(Rows from a dataset of charts and code)
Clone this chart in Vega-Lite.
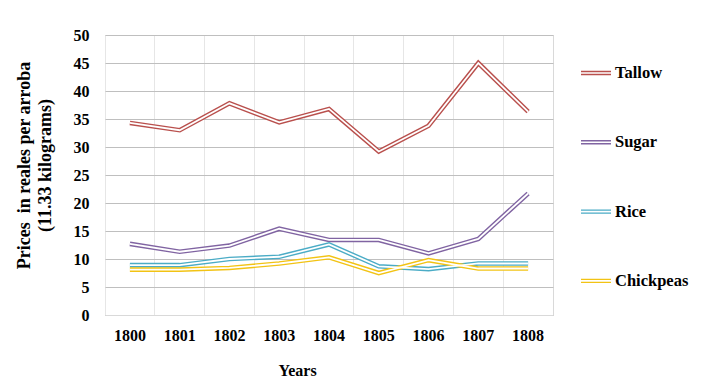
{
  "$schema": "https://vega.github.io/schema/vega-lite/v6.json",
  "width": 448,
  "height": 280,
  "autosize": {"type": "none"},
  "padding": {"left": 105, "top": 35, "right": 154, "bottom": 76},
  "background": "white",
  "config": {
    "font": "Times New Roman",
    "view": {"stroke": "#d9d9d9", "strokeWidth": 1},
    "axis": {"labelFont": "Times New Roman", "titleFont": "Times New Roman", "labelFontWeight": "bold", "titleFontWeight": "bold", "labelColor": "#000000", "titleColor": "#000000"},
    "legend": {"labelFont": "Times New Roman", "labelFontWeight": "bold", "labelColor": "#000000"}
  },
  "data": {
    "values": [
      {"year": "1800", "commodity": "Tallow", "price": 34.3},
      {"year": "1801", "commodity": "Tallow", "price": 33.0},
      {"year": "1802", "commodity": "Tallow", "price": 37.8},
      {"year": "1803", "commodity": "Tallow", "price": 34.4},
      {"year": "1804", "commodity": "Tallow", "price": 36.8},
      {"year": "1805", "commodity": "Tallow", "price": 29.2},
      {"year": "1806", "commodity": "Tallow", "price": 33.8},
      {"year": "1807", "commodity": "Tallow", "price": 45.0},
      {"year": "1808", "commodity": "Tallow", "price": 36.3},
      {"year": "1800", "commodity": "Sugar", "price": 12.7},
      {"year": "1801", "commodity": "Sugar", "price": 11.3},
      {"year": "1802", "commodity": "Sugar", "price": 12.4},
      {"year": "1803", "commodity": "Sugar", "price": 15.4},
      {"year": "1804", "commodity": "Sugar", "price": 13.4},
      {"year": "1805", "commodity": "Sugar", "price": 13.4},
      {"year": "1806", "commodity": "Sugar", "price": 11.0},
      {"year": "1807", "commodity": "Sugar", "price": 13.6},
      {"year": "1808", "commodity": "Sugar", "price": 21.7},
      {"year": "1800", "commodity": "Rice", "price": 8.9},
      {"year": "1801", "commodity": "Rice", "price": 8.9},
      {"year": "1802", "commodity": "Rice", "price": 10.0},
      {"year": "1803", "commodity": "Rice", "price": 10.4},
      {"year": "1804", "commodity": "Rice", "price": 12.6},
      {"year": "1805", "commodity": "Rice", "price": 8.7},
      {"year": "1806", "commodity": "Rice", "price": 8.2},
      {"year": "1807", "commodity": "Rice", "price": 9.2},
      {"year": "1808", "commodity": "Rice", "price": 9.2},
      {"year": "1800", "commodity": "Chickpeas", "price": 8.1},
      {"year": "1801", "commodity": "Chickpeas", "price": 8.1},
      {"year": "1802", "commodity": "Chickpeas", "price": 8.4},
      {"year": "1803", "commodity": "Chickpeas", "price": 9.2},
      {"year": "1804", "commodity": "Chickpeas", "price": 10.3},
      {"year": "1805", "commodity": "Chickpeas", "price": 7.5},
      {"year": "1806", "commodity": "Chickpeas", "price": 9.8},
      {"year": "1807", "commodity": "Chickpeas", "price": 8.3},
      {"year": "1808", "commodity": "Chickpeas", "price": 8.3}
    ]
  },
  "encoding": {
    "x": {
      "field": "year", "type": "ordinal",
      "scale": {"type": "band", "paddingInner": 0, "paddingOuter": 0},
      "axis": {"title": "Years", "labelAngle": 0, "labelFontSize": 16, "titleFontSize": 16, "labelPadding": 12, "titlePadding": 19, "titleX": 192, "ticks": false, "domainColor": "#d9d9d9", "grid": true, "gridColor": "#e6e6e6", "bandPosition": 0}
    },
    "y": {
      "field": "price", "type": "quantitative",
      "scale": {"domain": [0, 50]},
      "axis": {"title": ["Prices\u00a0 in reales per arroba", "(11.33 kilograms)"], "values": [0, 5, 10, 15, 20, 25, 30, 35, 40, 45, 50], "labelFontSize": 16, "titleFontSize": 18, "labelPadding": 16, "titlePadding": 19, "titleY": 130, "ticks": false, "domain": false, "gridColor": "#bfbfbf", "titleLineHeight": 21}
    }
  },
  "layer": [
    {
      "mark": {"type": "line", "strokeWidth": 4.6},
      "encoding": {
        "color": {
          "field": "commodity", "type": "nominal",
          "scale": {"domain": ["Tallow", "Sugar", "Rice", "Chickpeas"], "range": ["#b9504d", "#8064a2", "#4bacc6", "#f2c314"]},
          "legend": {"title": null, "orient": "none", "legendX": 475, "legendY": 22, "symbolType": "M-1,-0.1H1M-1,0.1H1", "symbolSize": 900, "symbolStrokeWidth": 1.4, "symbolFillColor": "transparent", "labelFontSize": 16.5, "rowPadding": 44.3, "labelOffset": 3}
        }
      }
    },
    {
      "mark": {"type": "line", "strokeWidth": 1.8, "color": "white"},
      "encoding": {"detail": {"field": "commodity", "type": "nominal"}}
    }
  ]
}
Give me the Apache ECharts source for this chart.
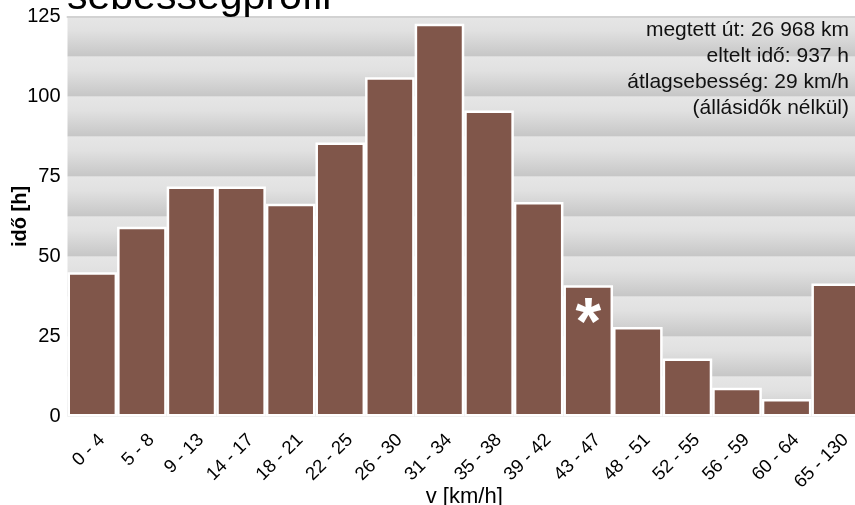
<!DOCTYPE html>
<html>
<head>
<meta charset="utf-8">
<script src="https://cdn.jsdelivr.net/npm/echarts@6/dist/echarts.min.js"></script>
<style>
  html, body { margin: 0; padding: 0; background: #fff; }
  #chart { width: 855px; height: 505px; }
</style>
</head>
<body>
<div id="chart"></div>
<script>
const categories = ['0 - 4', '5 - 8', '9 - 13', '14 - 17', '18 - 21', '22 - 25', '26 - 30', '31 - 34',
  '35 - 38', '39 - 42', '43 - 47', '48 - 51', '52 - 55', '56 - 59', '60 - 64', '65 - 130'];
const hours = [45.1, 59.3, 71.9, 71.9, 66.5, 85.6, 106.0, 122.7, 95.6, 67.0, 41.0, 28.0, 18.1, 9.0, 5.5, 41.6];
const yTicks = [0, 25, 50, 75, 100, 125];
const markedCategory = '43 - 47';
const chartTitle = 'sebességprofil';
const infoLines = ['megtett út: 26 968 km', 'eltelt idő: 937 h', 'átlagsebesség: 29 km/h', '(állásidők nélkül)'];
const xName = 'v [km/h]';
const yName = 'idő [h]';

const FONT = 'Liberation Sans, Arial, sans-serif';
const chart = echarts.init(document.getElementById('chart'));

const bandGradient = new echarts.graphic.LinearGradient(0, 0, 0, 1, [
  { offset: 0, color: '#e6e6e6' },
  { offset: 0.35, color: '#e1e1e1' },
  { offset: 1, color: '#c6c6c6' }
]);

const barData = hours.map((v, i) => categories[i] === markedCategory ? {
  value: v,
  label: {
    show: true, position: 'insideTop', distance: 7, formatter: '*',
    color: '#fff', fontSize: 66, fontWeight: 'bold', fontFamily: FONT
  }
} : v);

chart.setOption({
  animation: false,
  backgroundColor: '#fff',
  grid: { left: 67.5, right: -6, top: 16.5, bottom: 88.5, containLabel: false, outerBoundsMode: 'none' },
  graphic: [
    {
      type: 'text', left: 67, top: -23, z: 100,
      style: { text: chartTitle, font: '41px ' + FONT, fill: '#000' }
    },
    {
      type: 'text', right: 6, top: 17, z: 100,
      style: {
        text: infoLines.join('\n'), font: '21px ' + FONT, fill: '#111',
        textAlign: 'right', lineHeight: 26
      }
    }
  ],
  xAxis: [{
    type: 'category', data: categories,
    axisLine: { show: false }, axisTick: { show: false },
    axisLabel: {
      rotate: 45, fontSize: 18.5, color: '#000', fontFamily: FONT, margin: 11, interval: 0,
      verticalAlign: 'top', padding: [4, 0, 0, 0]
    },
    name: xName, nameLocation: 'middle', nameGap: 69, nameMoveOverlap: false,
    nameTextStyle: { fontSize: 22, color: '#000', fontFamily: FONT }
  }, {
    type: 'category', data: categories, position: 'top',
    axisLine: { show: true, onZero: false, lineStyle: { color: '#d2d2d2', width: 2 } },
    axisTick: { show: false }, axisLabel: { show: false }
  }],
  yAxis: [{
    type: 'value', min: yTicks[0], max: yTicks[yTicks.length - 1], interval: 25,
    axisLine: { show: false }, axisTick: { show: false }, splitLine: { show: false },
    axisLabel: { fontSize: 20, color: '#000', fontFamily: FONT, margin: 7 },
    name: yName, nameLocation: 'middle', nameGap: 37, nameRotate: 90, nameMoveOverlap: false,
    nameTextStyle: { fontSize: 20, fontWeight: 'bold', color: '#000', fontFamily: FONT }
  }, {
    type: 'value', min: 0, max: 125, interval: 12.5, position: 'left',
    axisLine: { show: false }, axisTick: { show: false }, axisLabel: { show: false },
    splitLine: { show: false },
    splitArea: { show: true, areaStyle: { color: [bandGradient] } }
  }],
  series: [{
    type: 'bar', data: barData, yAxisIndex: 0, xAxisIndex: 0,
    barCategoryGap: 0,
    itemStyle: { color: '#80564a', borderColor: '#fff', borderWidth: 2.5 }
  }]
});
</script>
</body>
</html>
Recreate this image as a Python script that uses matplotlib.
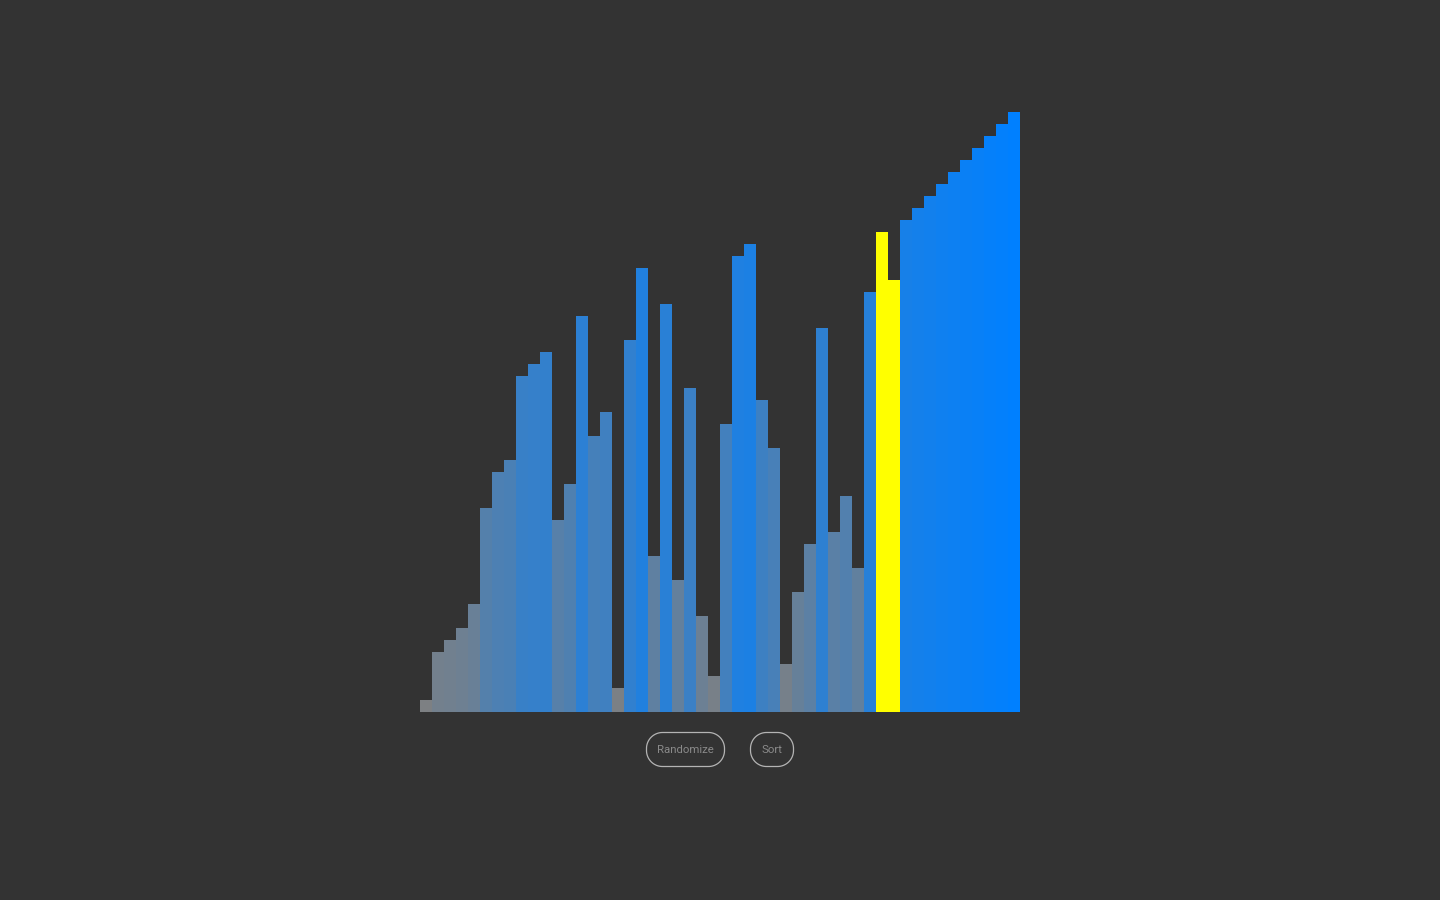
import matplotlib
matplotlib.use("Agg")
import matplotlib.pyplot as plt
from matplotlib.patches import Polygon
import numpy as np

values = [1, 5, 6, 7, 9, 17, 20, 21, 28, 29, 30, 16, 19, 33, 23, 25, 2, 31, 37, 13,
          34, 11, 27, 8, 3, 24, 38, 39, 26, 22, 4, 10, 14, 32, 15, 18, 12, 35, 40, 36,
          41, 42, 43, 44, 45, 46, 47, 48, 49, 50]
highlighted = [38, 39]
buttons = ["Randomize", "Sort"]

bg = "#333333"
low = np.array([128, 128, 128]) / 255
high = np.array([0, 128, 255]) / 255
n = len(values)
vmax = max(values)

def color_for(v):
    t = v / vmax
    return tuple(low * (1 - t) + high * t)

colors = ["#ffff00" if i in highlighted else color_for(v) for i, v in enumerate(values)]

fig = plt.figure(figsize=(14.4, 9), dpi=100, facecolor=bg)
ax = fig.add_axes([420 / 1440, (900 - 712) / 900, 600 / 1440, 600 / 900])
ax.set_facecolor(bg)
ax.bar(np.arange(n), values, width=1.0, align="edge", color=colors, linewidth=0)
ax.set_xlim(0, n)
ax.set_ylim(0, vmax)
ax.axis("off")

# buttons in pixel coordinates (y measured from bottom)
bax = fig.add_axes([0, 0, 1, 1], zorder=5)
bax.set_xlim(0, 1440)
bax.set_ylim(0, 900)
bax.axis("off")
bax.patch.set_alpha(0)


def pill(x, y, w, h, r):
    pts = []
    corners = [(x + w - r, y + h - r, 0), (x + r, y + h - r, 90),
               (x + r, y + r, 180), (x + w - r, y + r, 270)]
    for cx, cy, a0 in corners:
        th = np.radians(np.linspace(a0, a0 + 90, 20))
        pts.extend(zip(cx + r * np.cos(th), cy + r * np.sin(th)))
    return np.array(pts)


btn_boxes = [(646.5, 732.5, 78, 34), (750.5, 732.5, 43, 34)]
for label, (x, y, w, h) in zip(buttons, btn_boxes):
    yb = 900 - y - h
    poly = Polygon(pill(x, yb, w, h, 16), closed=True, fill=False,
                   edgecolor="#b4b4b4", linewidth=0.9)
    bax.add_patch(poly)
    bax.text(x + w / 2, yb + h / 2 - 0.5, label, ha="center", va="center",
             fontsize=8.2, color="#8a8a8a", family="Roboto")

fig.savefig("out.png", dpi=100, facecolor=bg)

--- To be done ---
Using the entries above, write out exactly the lines from the one with "Recreate this image" through the one with "return tuple(low * (1 - t) + high * t)", ends included. Leave out any pictures.

--- Response ---
Recreate this image as a Python script that uses matplotlib.
import matplotlib
matplotlib.use("Agg")
import matplotlib.pyplot as plt
from matplotlib.patches import Polygon
import numpy as np

values = [1, 5, 6, 7, 9, 17, 20, 21, 28, 29, 30, 16, 19, 33, 23, 25, 2, 31, 37, 13,
          34, 11, 27, 8, 3, 24, 38, 39, 26, 22, 4, 10, 14, 32, 15, 18, 12, 35, 40, 36,
          41, 42, 43, 44, 45, 46, 47, 48, 49, 50]
highlighted = [38, 39]
buttons = ["Randomize", "Sort"]

bg = "#333333"
low = np.array([128, 128, 128]) / 255
high = np.array([0, 128, 255]) / 255
n = len(values)
vmax = max(values)

def color_for(v):
    t = v / vmax
    return tuple(low * (1 - t) + high * t)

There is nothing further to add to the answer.